Ch.8, 9, 18 - Teaching in Diverse Classrooms, Teaching about Racism, Exercising Teacher Power Responsibility

Below are some thoughts and highlighted quotes from Ch.8, 9 and 18.

"any attempt to work with diversity begins with accurately gauging its presence so we know what we're dealing with." p.99 - Ch.8 The book suggest using an instrument to help gauge this such as the Myers-Briggs Personality Type Inventory. This is something I think I might bring into the program if it is not already being done. I have recently done this as well to see where I fit in with the rest of my peers. It does not take long and it is very interesting and I highly recommend it. Myers-Briggs

I found chapter 8 had some interesting comments regarding team teaching and the benefits for a diverse classroom. I have taught as a team that was very successful and collaborative and also the other way. Still successful but not as cohesive with the planning. I think the most important thing to think about when team teaching is that someone else' s style might not suit yours but it might suit the students. Don't let ego get in the way!

"Nothing draws popped more quickly into considering challenging information and perspectives than a personal story...." p.116 - Ch.9
In class I have told personal stories about situations and I feel this is what adds to the authenticity of the instruction and allows the students to realize that I have experienced situations just like them. Often the stories are of difficult cases or embracing moments and I feel this allows the students to open up more if I share my experiences. My goal is to indicate that it is ok to make mistakes, own up to them and grow from them. It is all part of the learning ! This is also a chance for me to bring the MAGIC! as per a previous post.

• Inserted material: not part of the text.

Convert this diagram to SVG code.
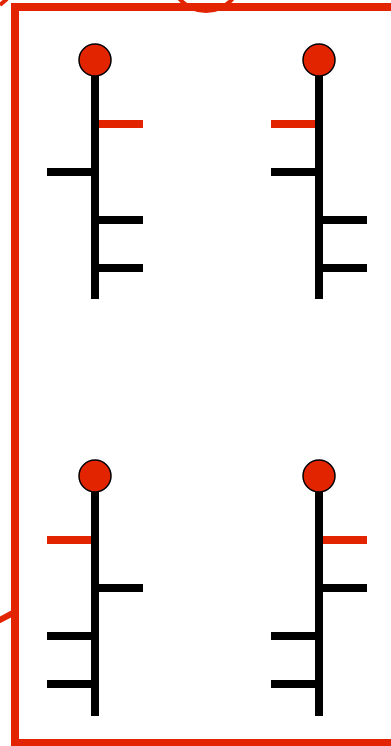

"I never agree to be a mentors unless I'm asked by the mentee."
"Any mentoring conversation begins with them telling me about their dreams, agendas, and goals, and how they feel I can be of help."  p.117 - Ch.9

This quote has been very handy as of late as our program has just recently added a capstone project that requires a mentor. I have been asked by 2 of the students to mentor their project and have followed the above advice. I always want them to be happy with their project and find meaning with it and it is my job to listen and to help them sort out their thoughts with questions so they can find their own path. So far I have enjoyed being a mentor and find the students are appreciated of the one on one conversations.

How to become a great mentor

The following quote is about power.... " I started to acknowledge that they were not my friends who, by accident, found themselves in the room with me." p.240 - Ch.18
This is something I struggle with every term. I must keep reminding myself as relationships become closer that I hold some power in the relationship and must respect that.

.." we believe that the learning we are promoting is inherently valuable or socially beneficial." p. 241 - Ch. 18
A valid reason to insert power and making sure certain activities are done even though some students may not be interested.

"Learners power can also stop teachers dead in their tracks when they simply refuse to ask, or to answer, questions." p. 241 - Ch.18
Learner have great power whether they know it or not. What do you do when this happens?

I found this paragraph regarding not liking teaching with an open door very interesting on page 248 Ch.18. " I don't like the idea that a chair or a dean can hover at the door, surreptitiously checking up on me. I want the freedom to experiment, to risk failure, and to have a degree of unpredictability. To get those things I need to have the door closed."
I do not like having the door open when I teach. I think partially I want privacy and don't want to be judged without knowing . Part of it I do feel comes down to confidence though but I agree with the above statement. I had never looked at it like this,  I just had felt uncomfortable with the door open.

When students are allowed to determine the direction of learning ....."they will usually chose circular directions and learning activities that are familiar and comfortable." p. 249 - Ch. 18
I do believe this to be true because I do the same thing. I think sometimes it is just survival as well because it takes  a lot of energy to go out of you comfort level. I do recognize that it is a good thing to help students try something new so they can look at something from a different perspective but I also do not want them to be put into a high anxiety level and out of the "flow".  Maybe the solution to this problem is to have 2 activities/assignments  - one can be familiar and one must be new.

Again any thoughts or comments are appreciated!

Brookfield, S. D. (2015). The skillful teacher: on technique, trust, and responsiveness in the classroom. Jossey-Bass.